Copy each line in which the string "with" occurs.

++++++++++++++++++++

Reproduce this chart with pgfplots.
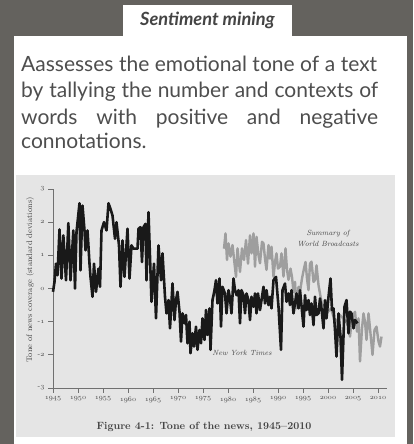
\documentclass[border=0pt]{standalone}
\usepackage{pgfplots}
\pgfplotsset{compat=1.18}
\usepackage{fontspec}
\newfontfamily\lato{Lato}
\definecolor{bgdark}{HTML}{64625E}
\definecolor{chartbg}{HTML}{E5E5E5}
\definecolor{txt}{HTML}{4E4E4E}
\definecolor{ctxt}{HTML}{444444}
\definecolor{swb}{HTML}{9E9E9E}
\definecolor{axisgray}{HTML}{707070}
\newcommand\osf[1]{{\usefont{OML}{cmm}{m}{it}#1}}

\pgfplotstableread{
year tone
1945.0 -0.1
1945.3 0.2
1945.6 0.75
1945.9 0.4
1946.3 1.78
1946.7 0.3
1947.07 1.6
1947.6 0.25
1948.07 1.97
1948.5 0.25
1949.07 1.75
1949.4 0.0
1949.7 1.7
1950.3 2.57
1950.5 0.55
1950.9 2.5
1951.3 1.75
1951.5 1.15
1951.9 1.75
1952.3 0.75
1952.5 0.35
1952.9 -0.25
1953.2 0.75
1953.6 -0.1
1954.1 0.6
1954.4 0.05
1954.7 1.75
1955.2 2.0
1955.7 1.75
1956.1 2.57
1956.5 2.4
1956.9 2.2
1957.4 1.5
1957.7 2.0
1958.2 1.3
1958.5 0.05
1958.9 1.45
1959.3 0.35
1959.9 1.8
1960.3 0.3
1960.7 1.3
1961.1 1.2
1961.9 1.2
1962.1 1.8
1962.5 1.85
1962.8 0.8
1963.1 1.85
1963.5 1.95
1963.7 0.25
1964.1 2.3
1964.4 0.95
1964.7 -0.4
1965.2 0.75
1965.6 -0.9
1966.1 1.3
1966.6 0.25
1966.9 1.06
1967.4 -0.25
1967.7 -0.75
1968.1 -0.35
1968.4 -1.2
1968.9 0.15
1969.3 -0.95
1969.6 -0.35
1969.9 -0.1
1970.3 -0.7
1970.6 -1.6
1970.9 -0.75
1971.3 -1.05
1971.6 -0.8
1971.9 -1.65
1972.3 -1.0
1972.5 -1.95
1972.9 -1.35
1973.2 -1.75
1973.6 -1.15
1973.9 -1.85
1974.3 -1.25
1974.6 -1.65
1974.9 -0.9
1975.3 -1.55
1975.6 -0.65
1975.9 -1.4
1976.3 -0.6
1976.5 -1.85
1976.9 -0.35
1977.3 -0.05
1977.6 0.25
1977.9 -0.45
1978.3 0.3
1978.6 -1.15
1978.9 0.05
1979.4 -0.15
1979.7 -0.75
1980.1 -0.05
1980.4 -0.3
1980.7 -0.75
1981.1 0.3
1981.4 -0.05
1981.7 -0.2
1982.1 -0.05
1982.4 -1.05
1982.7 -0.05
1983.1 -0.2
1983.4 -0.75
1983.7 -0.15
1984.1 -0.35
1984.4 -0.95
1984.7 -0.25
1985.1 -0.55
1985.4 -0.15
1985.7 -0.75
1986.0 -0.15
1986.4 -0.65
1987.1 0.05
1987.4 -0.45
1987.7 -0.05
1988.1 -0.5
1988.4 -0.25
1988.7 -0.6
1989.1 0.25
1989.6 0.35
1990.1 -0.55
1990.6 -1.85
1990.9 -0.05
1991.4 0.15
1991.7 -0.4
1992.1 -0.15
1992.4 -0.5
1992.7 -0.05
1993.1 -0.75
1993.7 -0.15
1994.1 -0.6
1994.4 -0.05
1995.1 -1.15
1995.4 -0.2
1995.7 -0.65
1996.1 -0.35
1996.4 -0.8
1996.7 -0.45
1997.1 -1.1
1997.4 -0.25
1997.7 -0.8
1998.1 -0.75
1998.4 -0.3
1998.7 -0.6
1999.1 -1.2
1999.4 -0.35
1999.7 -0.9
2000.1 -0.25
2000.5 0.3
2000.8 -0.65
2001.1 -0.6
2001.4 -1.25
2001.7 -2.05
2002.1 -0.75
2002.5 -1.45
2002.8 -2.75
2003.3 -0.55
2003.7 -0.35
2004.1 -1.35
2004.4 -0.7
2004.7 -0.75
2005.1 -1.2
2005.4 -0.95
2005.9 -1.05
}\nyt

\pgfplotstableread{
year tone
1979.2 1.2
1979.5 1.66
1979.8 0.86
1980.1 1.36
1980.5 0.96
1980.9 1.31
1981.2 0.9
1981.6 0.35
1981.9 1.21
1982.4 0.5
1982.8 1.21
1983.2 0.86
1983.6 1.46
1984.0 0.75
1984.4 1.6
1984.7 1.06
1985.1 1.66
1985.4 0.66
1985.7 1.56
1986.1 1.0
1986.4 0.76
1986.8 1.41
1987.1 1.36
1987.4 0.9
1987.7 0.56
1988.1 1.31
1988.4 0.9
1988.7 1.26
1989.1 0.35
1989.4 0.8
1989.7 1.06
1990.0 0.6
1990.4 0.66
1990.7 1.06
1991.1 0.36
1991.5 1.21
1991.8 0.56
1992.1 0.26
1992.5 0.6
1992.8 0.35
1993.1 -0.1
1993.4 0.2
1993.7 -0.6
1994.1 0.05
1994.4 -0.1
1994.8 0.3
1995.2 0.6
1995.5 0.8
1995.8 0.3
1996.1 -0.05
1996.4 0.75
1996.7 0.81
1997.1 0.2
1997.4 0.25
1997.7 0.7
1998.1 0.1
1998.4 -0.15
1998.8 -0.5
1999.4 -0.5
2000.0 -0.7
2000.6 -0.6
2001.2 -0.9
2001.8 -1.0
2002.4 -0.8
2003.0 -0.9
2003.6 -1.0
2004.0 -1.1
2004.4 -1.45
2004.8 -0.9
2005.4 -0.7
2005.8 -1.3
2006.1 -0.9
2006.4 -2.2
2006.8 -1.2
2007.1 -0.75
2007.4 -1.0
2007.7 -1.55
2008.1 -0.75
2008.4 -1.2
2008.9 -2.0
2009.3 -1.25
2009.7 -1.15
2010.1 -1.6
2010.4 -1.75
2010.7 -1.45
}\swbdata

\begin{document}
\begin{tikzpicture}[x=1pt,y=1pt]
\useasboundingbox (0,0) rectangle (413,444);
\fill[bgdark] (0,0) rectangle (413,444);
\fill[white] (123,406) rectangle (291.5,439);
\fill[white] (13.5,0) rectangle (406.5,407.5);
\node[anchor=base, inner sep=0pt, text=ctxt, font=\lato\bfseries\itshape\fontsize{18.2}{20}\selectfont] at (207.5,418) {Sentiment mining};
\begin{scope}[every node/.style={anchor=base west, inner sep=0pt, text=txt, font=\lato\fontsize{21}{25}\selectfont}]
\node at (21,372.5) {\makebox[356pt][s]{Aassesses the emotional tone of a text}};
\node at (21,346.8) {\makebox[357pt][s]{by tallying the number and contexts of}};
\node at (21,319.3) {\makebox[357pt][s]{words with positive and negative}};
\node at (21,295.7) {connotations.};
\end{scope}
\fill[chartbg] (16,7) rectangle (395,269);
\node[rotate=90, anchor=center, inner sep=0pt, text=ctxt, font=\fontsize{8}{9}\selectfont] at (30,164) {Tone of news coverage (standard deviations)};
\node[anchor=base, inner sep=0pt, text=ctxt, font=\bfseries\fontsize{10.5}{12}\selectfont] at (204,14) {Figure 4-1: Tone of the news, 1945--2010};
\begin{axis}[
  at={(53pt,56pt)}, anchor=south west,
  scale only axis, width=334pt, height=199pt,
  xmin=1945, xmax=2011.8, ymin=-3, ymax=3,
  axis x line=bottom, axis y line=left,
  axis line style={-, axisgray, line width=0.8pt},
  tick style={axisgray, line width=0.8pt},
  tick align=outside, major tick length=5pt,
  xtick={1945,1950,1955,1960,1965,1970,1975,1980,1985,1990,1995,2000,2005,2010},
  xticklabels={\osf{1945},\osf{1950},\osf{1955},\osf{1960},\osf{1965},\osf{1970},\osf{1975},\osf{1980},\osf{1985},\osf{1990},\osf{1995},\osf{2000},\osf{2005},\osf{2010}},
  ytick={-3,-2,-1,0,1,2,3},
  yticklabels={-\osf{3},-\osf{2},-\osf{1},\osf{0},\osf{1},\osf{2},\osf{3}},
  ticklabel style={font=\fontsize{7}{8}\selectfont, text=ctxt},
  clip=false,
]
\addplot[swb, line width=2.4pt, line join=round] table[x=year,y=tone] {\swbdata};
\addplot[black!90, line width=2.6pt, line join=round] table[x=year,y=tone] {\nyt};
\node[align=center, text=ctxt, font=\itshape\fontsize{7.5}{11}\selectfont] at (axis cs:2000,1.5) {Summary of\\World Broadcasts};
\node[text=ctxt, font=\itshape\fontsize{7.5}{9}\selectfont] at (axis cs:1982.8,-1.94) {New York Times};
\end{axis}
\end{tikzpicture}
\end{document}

++++++++++++++++++++

### SOLVED EXERCISE
Reproduce this chart with pgfplots.
\node at (21,319.3) {\makebox[357pt][s]{words with positive and negative}};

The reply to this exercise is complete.